Enhancing Charge Transfer Efficiency in CCDs Using SILVACO Simulations

Abstract

In this paper, we investigated the charge transfer efficiency (CTE) of a radiation-damaged charge-coupled device (CCD) subjected to proton radiation levels typical of particle detection, nuclear imaging, and space-borne experiments. The trapping of charge carriers by bulk states is the primary factor affecting CTE in such damaged CCDs. Our analysis focused on examining the CTE as a function of signal level, radiation dose (trap concentration), and temperature. We employed the SILVACO semiconductor simulation software using a two-dimensional numerical model to simulate the dynamic transfer process in a buried-channel CCD (BCCD) with a three-phase clock pulse driver.

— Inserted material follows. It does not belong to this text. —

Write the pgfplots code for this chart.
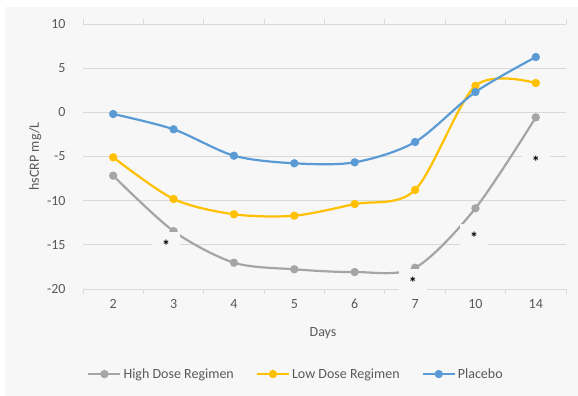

The simulation, after setting the appropriate physical models and the suggested deep trap levels in the channel region, demonstrated that the CTE exhibits a nonlinear dependence on the signal level, with the charge transfer inefficiency (CTI) peaking at 7x10⁻⁶ at 135 K and reaching a minimum value of 2x10⁻⁶ around 200 K. The simulation results we obtained closely match the experimental data found in the literature, providing us with a deep understanding of the impact of radiation-induced traps on the dynamic charge transfer processes in charge-coupled devices.